Aim ▸
The line containing "(k5) at (866,224);" marks the end: extract everything from the first line of the data through that line, exactly, with no pictures.

Recorded information ▸
------------------------------------------------------------
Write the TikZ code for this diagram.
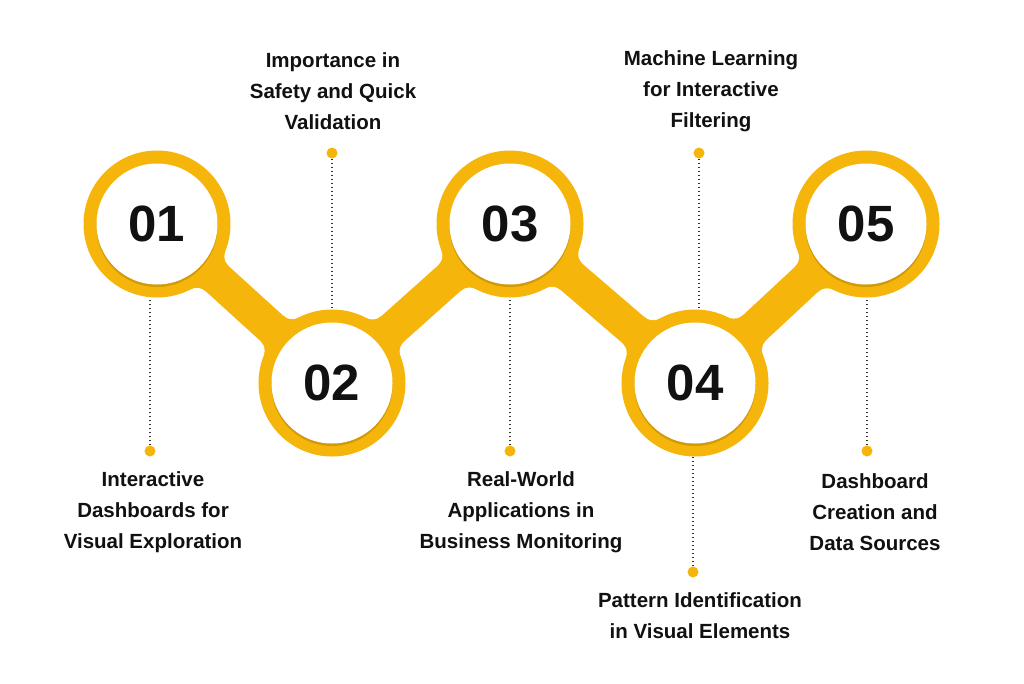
\documentclass[tikz,border=0pt]{standalone}
\usepackage{fontspec}
\setmainfont{Liberation Sans}
\usetikzlibrary{shadows}
\definecolor{yel}{HTML}{F5B50A}
\definecolor{dotc}{HTML}{333333}
\definecolor{ink}{HTML}{111111}
\begin{document}
\begin{tikzpicture}[x=1pt,y=-1pt,
  lbl/.style={font=\bfseries\fontsize{20.5}{31}\selectfont, align=center, text=ink},
  ringnode/.style={circle, fill=yel, minimum size=147pt, inner sep=0pt},
  numnode/.style={circle, fill=white, minimum size=121pt, inner sep=0pt, text=ink,
     font=\bfseries\fontsize{51}{51}\selectfont,
     drop shadow={shadow xshift=0pt, shadow yshift=-2.5pt, opacity=0.15, fill=black}},
  pinnode/.style={circle, fill=yel, minimum size=11pt, inner sep=0pt},
  leader/.style={dotc, line width=1.6pt, dash pattern=on 1.6pt off 2.4pt},
  band/.style={yel, line width=34pt}]
\fill[white] (0,0) rectangle (1024,683);
\useasboundingbox (0,0) rectangle (1024,683);

% centres
\coordinate (k1) at (157,224);
\coordinate (k2) at (332,383);
\coordinate (k3) at (510,224);
\coordinate (k4) at (695,383);
\coordinate (k5) at (866,224);

% fillets between band and rings
\pgfmathsetmacro\aa{sqrt(87.5*87.5-31*31)}
\pgfmathsetmacro\bb{atan2(31,\aa)}
\foreach \ax/\ay/\bx/\by in {157/224/332/383, 332/383/510/224, 510/224/695/383, 695/383/866/224}{
  \pgfmathsetmacro\ang{atan2(\by-\ay,\bx-\ax)}
  \foreach \cx/\cy/\dd in {\ax/\ay/0, \bx/\by/180}{
    \foreach \s in {1,-1}{
      \pgfmathsetmacro\u{\ang+\dd}
      \pgfmathsetmacro\ph{\u+\s*\bb}
      \pgfmathsetmacro\trx{\cx+73.5*cos(\ph)}
      \pgfmathsetmacro\try{\cy+73.5*sin(\ph)}
      \pgfmathsetmacro\fx{\cx+87.5*cos(\ph)}
      \pgfmathsetmacro\fy{\cy+87.5*sin(\ph)}
      \pgfmathsetmacro\axx{\cx+\aa*cos(\u)}
      \pgfmathsetmacro\ayy{\cy+\aa*sin(\u)}
      \pgfmathsetmacro\tbx{\axx+17*\s*cos(\u+90)}
      \pgfmathsetmacro\tby{\ayy+17*\s*sin(\u+90)}
      \fill[yel] (\cx,\cy) -- (\trx,\try) -- (\fx,\fy) -- (\tbx,\tby) -- (\axx,\ayy) -- cycle;
      \fill[white] (\fx,\fy) circle[radius=14];
    }
  }
}

% band
\draw[band] (k1) -- (k2) -- (k3) -- (k4) -- (k5);

% rings
\node[ringnode] (r1) at (k1) {};
\node[ringnode] (r2) at (k2) {};
\node[ringnode] (r3) at (k3) {};
\node[ringnode] (r4) at (k4) {};
\node[ringnode] (r5) at (k5) {};

% number discs
\node[numnode] (n1) at (k1) {01};
\node[numnode] (n2) at (k2) {02};
\node[numnode] (n3) at (k3) {03};
\node[numnode] (n4) at (k4) {04};
\node[numnode] (n5) at (k5) {05};

% pins
\node[pinnode] (p1) at (150,451) {};
\node[pinnode] (p2) at (332,153) {};
\node[pinnode] (p3) at (510,451) {};
\node[pinnode] (p4) at (699,153) {};
\node[pinnode] (p6) at (693,572) {};
\node[pinnode] (p5) at (867,451) {};

% leaders
\draw[leader] (p1.north) -- (p1 |- r1.south);
\draw[leader] (p2.south) -- (p2 |- r2.north);
\draw[leader] (p3.north) -- (p3 |- r3.south);
\draw[leader] (p4.south) -- (p4 |- r4.north);
\draw[leader] (p6.north) -- (p6 |- r4.south);
\draw[leader] (p5.north) -- (p5 |- r5.south);

% labels
\node[lbl] (t1) at (153,512) {Interactive\\Dashboards for\\Visual Exploration};
\node[lbl] (t2) at (333,91) {Importance in\\Safety and Quick\\Validation};
\node[lbl] (t3) at (521,512) {Real-World\\Applications in\\Business Monitoring};
\node[lbl] (t4) at (711,91) {Machine Learning\\for Interactive\\Filtering};
\node[lbl] (t6) at (700,616) {Pattern Identification\\in Visual Elements};
\node[lbl] (t5) at (875,512) {Dashboard\\Creation and\\Data Sources};
\end{tikzpicture}
\end{document}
------------------------------------------------------------
Correct response ▸
Write the TikZ code for this diagram.
\documentclass[tikz,border=0pt]{standalone}
\usepackage{fontspec}
\setmainfont{Liberation Sans}
\usetikzlibrary{shadows}
\definecolor{yel}{HTML}{F5B50A}
\definecolor{dotc}{HTML}{333333}
\definecolor{ink}{HTML}{111111}
\begin{document}
\begin{tikzpicture}[x=1pt,y=-1pt,
  lbl/.style={font=\bfseries\fontsize{20.5}{31}\selectfont, align=center, text=ink},
  ringnode/.style={circle, fill=yel, minimum size=147pt, inner sep=0pt},
  numnode/.style={circle, fill=white, minimum size=121pt, inner sep=0pt, text=ink,
     font=\bfseries\fontsize{51}{51}\selectfont,
     drop shadow={shadow xshift=0pt, shadow yshift=-2.5pt, opacity=0.15, fill=black}},
  pinnode/.style={circle, fill=yel, minimum size=11pt, inner sep=0pt},
  leader/.style={dotc, line width=1.6pt, dash pattern=on 1.6pt off 2.4pt},
  band/.style={yel, line width=34pt}]
\fill[white] (0,0) rectangle (1024,683);
\useasboundingbox (0,0) rectangle (1024,683);

% centres
\coordinate (k1) at (157,224);
\coordinate (k2) at (332,383);
\coordinate (k3) at (510,224);
\coordinate (k4) at (695,383);
\coordinate (k5) at (866,224);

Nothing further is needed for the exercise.